Monday, July 14, 2008
Girls and Treck
It's been another crazy couple of days since I last wrote. I have started to really like this girl....again. I've liked her off and on for a very long time. In fact I don't know that I ever really stopped liking her from the start. Anyway, these last few days have been pretty crazy for me in regards to how I feel about her. I keep going back and forth between wanting something to happen/thinking that something might happen and the complete opposite of seeing no hope of anything to happen/not wanting anything to do with her. It's really hard and I have no idea what to do because I feel like I'm getting very mixed signals.

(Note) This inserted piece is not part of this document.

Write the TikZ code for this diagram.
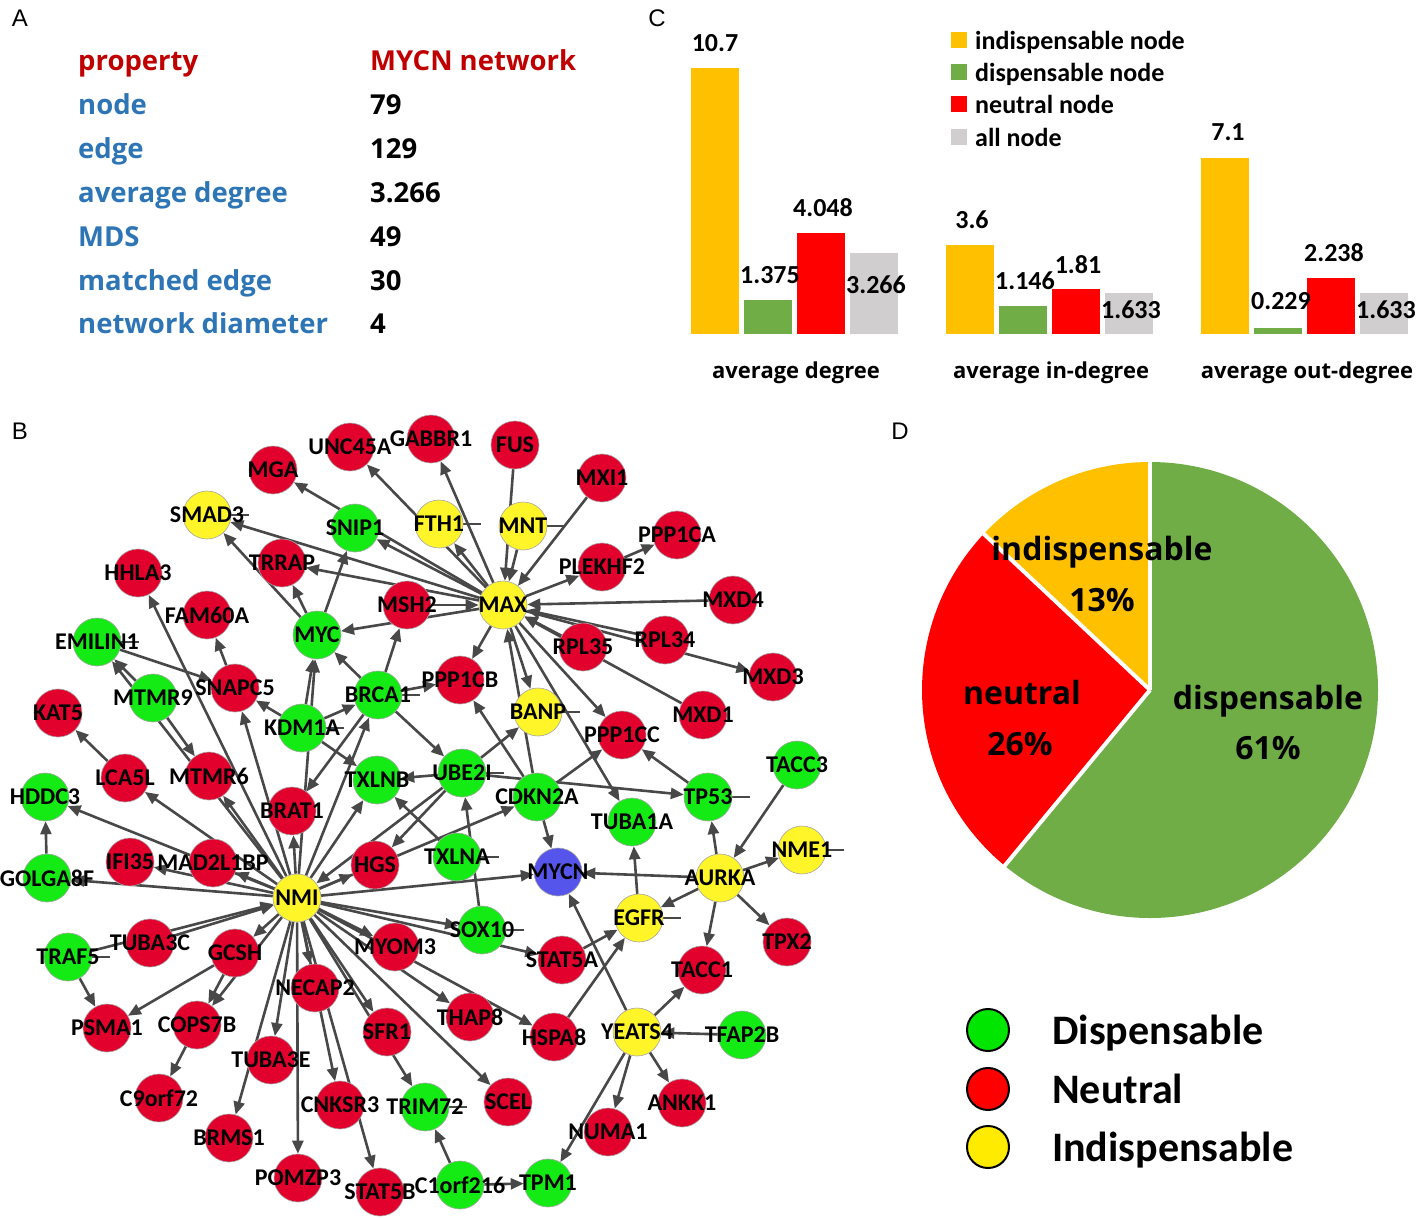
\documentclass[tikz,border=0pt]{standalone}
\usepackage{fontspec}
\setmainfont{Carlito}
\newfontfamily\osans{Open Sans}
\newfontfamily\lsans{Liberation Sans}
\usetikzlibrary{arrows.meta,backgrounds}
\definecolor{nr}{RGB}{226,0,44}
\definecolor{ng}{RGB}{20,235,20}
\definecolor{ny}{RGB}{255,245,40}
\definecolor{nb}{RGB}{85,85,235}
\definecolor{edgec}{RGB}{72,72,72}
\definecolor{cyel}{RGB}{255,192,0}
\definecolor{cgrn}{RGB}{112,173,71}
\definecolor{cred}{RGB}{255,0,0}
\definecolor{cgry}{RGB}{208,206,206}
\definecolor{ared}{RGB}{192,0,0}
\definecolor{ablu}{RGB}{46,117,182}
\definecolor{lgrn}{RGB}{0,230,0}
\definecolor{lyel}{RGB}{255,235,0}
\pgfdeclarelayer{bgfill}
\pgfdeclarelayer{fg}
\pgfsetlayers{bgfill,background,main,fg}
\begin{document}
\begin{tikzpicture}[x=1pt,y=-1pt,
  gnode/.style={circle,minimum size=48pt,inner sep=0pt,draw=black!35,line width=0.6pt},
  glab/.style={font=\bfseries\fontsize{24}{24}\selectfont,inner sep=0pt},
  edge/.style={draw=edgec,line width=2.6pt,-{Triangle[length=13pt,width=11pt]}},
  tail/.style={draw=edgec,line width=2.6pt},
  panel/.style={font=\lsans\fontsize{24}{24}\selectfont,anchor=base,inner sep=0pt},
  atxt/.style={font=\osans\bfseries\fontsize{27.5}{27.5}\selectfont,anchor=base west,inner sep=0pt},
  barval/.style={font=\bfseries\fontsize{26}{26}\selectfont,inner sep=0pt},
  legtxt/.style={font=\bfseries\fontsize{26}{26}\selectfont,anchor=base west,inner sep=0pt},
  axtxt/.style={font=\osans\bfseries\fontsize{22}{22}\selectfont,anchor=base,inner sep=0pt},
  pietxt/.style={font=\osans\bfseries\fontsize{32}{32}\selectfont,anchor=base,inner sep=0pt},
  dleg/.style={circle,minimum size=42pt,inner sep=0pt,draw=black,line width=2pt},
  dlegtxt/.style={font=\bfseries\fontsize{42}{42}\selectfont,anchor=base west,inner sep=0pt},
  slice/.style={draw=white,line width=4pt,line join=round}
]
\useasboundingbox (0,0) rectangle (1418,1218);
\begin{pgfonlayer}{bgfill}
\fill[white] (0,0) rectangle (1418,1218);
\end{pgfonlayer}

% ---------- panel letters
\node[panel] (pA) at (20,26) {A};
\node[panel] (pB) at (20,439) {B};
\node[panel] (pC) at (657,26) {C};
\node[panel] (pD) at (900,439) {D};

% ---------- panel A
\node[atxt,text=ared] (a0l) at (78,70) {property};
\node[atxt,text=ared] (a0r) at (370,70) {MYCN network};
\node[atxt,text=ablu] (a1l) at (78,114) {node};
\node[atxt] (a1r) at (370,114) {79};
\node[atxt,text=ablu] (a2l) at (78,158) {edge};
\node[atxt] (a2r) at (370,158) {129};
\node[atxt,text=ablu] (a3l) at (78,202) {average degree};
\node[atxt] (a3r) at (370,202) {3.266};
\node[atxt,text=ablu] (a4l) at (78,246) {MDS};
\node[atxt] (a4r) at (370,246) {49};
\node[atxt,text=ablu] (a5l) at (78,290) {matched edge};
\node[atxt] (a5r) at (370,290) {30};
\node[atxt,text=ablu] (a6l) at (78,333) {network diameter};
\node[atxt] (a6r) at (370,333) {4};

% ---------- panel C bars
\fill[cyel] (691,334) rectangle (739,68);
\fill[cgrn] (744,334) rectangle (792,299.8);
\fill[cred] (797,334) rectangle (845,233.4);
\fill[cgry] (850,334) rectangle (898,252.8);
\fill[cyel] (946,334) rectangle (994,244.5);
\fill[cgrn] (999,334) rectangle (1047,305.5);
\fill[cred] (1052,334) rectangle (1100,289);
\fill[cgry] (1105,334) rectangle (1153,293.4);
\fill[cyel] (1201,334) rectangle (1249,157.5);
\fill[cgrn] (1254,334) rectangle (1302,328.3);
\fill[cred] (1307,334) rectangle (1355,278.4);
\fill[cgry] (1360,334) rectangle (1408,293.4);
\node[barval] (v1) at (715,43) {10.7};
\node[barval] (v2) at (770,275) {1.375};
\node[barval] (v3) at (823,208) {4.048};
\node[barval] (v4) at (876,285) {3.266};
\node[barval] (v5) at (972,220) {3.6};
\node[barval] (v6) at (1025,281) {1.146};
\node[barval] (v7) at (1078,265) {1.81};
\node[barval] (v8) at (1131,310) {1.633};
\node[barval] (v9) at (1228,132) {7.1};
\node[barval] (v10) at (1281,301) {0.229};
\node[barval] (v11) at (1334,253) {2.238};
\node[barval] (v12) at (1386,310) {1.633};
\fill[cyel] (951,32) rectangle (967,48);
\fill[cgrn] (951,64) rectangle (967,80);
\fill[cred] (951,96) rectangle (967,112);
\fill[cgry] (951,129) rectangle (967,145);
\node[legtxt] (l1) at (975,49) {indispensable node};
\node[legtxt] (l2) at (975,81) {dispensable node};
\node[legtxt] (l3) at (975,113) {neutral node};
\node[legtxt] (l4) at (975,146) {all node};
\node[axtxt] (x1) at (796,378) {average degree};
\node[axtxt] (x2) at (1051,378) {average in-degree};
\node[axtxt] (x3) at (1307,378) {average out-degree};

% ---------- panel D pie
\fill[cgrn] (1150,690) -- ++(-90:228) arc[start angle=-90,end angle=129.6,radius=228] -- cycle;
\fill[cred] (1150,690) -- ++(129.6:228) arc[start angle=129.6,end angle=223.2,radius=228] -- cycle;
\fill[cyel] (1150,690) -- ++(223.2:228) arc[start angle=223.2,end angle=270,radius=228] -- cycle;
\draw[slice] (1150,690) -- ++(-90:230);
\draw[slice] (1150,690) -- ++(129.6:230);
\draw[slice] (1150,690) -- ++(223.2:230);
\node[pietxt] (d1) at (1102,560) {indispensable};
\node[pietxt] (d2) at (1102,611) {13\%};
\node[pietxt] (d3) at (1022,704) {neutral};
\node[pietxt] (d4) at (1020,755) {26\%};
\node[pietxt] (d5) at (1268,709) {dispensable};
\node[pietxt] (d6) at (1268,759) {61\%};
\node[dleg,fill=lgrn] (g1) at (988,1030) {};
\node[dleg,fill=cred] (g2) at (988,1089) {};
\node[dleg,fill=lyel] (g3) at (988,1147) {};
\node[dlegtxt] (t1) at (1052,1044) {Dispensable};
\node[dlegtxt] (t2) at (1052,1103) {Neutral};
\node[dlegtxt] (t3) at (1052,1161) {Indispensable};

% ---------- panel B network nodes
\foreach \n/\x/\y/\c in {
MGA/273/470/nr, UNC45A/350/447/nr, GABBR1/431/439/nr, FUS/515/445/nr, MXI1/602/478/nr,
PPP1CA/677/535/nr, PLEKHF2/602/567/nr, MXD4/733/600/nr, RPL34/665/640/nr, RPL35/583/647/nr,
MXD3/773/677/nr, MXD1/703/715/nr, PPP1CC/622/735/nr, TRRAP/282/563/nr, HHLA3/138/573/nr,
FAM60A/207/615/nr, MSH2/407/605/nr, SNAPC5/235/688/nr, PPP1CB/460/680/nr, KAT5/58/713/nr,
LCA5L/125/778/nr, MTMR6/209/776/nr, BRAT1/292/811/nr, IFI35/130/862/nr, MAD2L1BP/213/863/nr,
HGS/375/865/nr, TUBA3C/150/943/nr, GCSH/235/953/nr, PSMA1/107/1028/nr, COPS7B/197/1025/nr,
C9orf72/159/1098/nr, TUBA3E/271/1060/nr, BRMS1/229/1138/nr, POMZP3/298/1178/nr, NECAP2/315/988/nr,
MYOM3/395/947/nr, SFR1/387/1032/nr, THAP8/470/1017/nr, HSPA8/554/1037/nr, STAT5A/562/960/nr,
CNKSR3/340/1105/nr, SCEL/508/1102/nr, STAT5B/380/1192/nr, NUMA1/608/1132/nr, TACC1/702/970/nr,
TPX2/787/942/nr, ANKK1/682/1103/nr,
SNIP1/355/528/ng, MYC/317/635/ng, EMILIN1/97/642/ng, MTMR9/153/698/ng, KDM1A/302/728/ng,
BRCA1/378/695/ng, TXLNB/377/780/ng, UBE2I/462/773/ng, CDKN2A/537/797/ng, TXLNA/457/857/ng,
SOX10/482/930/ng, HDDC3/45/797/ng, GOLGA8F/47/878/ng, TRAF5/68/957/ng, TRIM72/425/1107/ng,
C1orf216/460/1185/ng, TPM1/548/1183/ng, TUBA1A/632/822/ng, TP53/708/797/ng, TACC3/797/765/ng,
TFAP2B/742/1035/ng,
SMAD3/207/515/ny, FTH1/439/524/ny, MNT/523/526/ny, MAX/503/605/ny, BANP/538/712/ny,
NMI/297/898/ny, AURKA/720/878/ny, NME1/802/850/ny, EGFR/639/918/ny, YEATS4/637/1032/ny,
MYCN/558/872/nb}
  {\node[gnode,fill=\c] (\n) at (\x,\y) {};}

% ---------- edges
\begin{pgfonlayer}{background}
\foreach \a/\b in {
MAX/SMAD3, MYC/SMAD3, MAX/MGA, MAX/TRRAP, MYC/TRRAP, MYC/SNIP1, MAX/SNIP1, MAX/UNC45A,
MAX/GABBR1, MAX/FTH1, FUS/MAX, MNT/MAX, MXI1/MAX, MAX/PLEKHF2, PLEKHF2/PPP1CA, MXD4/MAX,
RPL34/MAX, MAX/MXD3, MXD1/MAX, RPL35/MAX, MSH2/MAX, MAX/MYC, MAX/PPP1CB, MAX/BANP,
MAX/PPP1CC, MAX/TUBA1A, CDKN2A/MAX, BRCA1/MSH2, KDM1A/BRCA1, BRCA1/PPP1CB, BRCA1/UBE2I,
BRCA1/MYC, BRCA1/BRAT1, NMI/BRCA1, NMI/MYC, KDM1A/MYC, KDM1A/SNAPC5, KDM1A/TXLNB,
SNAPC5/FAM60A, NMI/SNAPC5, EMILIN1/SNAPC5, NMI/HHLA3, NMI/EMILIN1, MTMR9/EMILIN1,
MTMR9/MTMR6, NMI/MTMR6, LCA5L/KAT5, NMI/LCA5L, NMI/HDDC3, GOLGA8F/HDDC3, NMI/GOLGA8F,
NMI/IFI35, NMI/MAD2L1BP, TRAF5/NMI, TUBA3C/NMI, TRAF5/PSMA1, GCSH/PSMA1, GCSH/COPS7B,
NMI/COPS7B, NMI/GCSH, COPS7B/C9orf72, NMI/TUBA3E, NMI/BRMS1, NMI/POMZP3, NMI/NECAP2,
NMI/CNKSR3, NMI/STAT5B, NMI/SFR1, NMI/TRIM72, C1orf216/TRIM72, NMI/SCEL, NMI/MYOM3,
NMI/THAP8, NMI/HSPA8, HSPA8/EGFR, STAT5A/EGFR, NMI/STAT5A, NMI/SOX10, SOX10/UBE2I,
TXLNA/TXLNB, UBE2I/TXLNB, UBE2I/HGS, UBE2I/NMI, NMI/TXLNB, NMI/CDKN2A, NMI/MYCN, NMI/HGS,
NMI/BRAT1, UBE2I/BANP, CDKN2A/PPP1CB, CDKN2A/PPP1CC, CDKN2A/MYCN, UBE2I/TP53, AURKA/MYCN,
AURKA/TP53, TACC3/AURKA, AURKA/NME1, AURKA/EGFR, AURKA/TACC1, AURKA/TPX2, EGFR/TUBA1A,
TP53/PPP1CC, YEATS4/MYCN, YEATS4/TACC1, TFAP2B/YEATS4, YEATS4/ANKK1, YEATS4/NUMA1,
YEATS4/TPM1, C1orf216/TPM1}
  {\draw[edge] (\a) -- (\b);}
\foreach \n in {SMAD3,FTH1,MNT,EMILIN1,KDM1A,BRCA1,UBE2I,TXLNA,SOX10,BANP,TP53,NME1,EGFR,TRIM72,TRAF5}
  {\draw[tail] (\n.east) -- ++(18,0);}
\end{pgfonlayer}

% ---------- labels
\begin{pgfonlayer}{fg}
\foreach \n in {MGA,UNC45A,GABBR1,FUS,MXI1,PPP1CA,PLEKHF2,MXD4,RPL34,RPL35,MXD3,MXD1,PPP1CC,
TRRAP,HHLA3,FAM60A,MSH2,SNAPC5,PPP1CB,KAT5,LCA5L,MTMR6,BRAT1,IFI35,MAD2L1BP,HGS,TUBA3C,GCSH,
PSMA1,COPS7B,C9orf72,TUBA3E,BRMS1,POMZP3,NECAP2,MYOM3,SFR1,THAP8,HSPA8,STAT5A,CNKSR3,SCEL,
STAT5B,NUMA1,TACC1,TPX2,ANKK1,SNIP1,MYC,EMILIN1,MTMR9,KDM1A,BRCA1,TXLNB,UBE2I,CDKN2A,TXLNA,
SOX10,HDDC3,GOLGA8F,TRAF5,TRIM72,C1orf216,TPM1,TUBA1A,TP53,TACC3,TFAP2B,SMAD3,FTH1,MNT,MAX,
BANP,NMI,AURKA,NME1,EGFR,YEATS4,MYCN}
  {\node[glab] (\n-l) at (\n) {\n};}
\end{pgfonlayer}
\end{tikzpicture}
\end{document}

I want something to happen but not if things continue to go the way they have been. I keep trying to make time to hang out with her and it never works out how I wanted/planned. Either she ends up being busy with something or she's off doing something with someone else and "She'll get back to me when she can do something." This usually takes an hour or two by which time I'm either about ready to go to bed or so frustrated that I don't really want to do anything. I've heard from a few sources that she likes me and might even want something to happen. If this is so then she sure has an odd way of showing it cause when ever I'm with her I get the impression that she wants absolutely nothing to do with me in the way. It's really frustrating and I'm getting to the point where if I don't get some sort of confirmation that she actually does like me I'm just going to move on. Hopefully Treck will give me some time to think about everything and figure it out. Speaking of Treck, I really haven't been very excited to go, that is up until now. Getting ready for it has made me realize how much fun I can have, if I so choose. I went up to the Stake Center to weigh in my bucket and it just hit me. This could actually be really fun! There were so many people up there at the last minute getting everything ready for 6:00 tomorrow morning! It'll be an adventure. Well I think I might just go to sleep cause once again I sorta got blown off....again.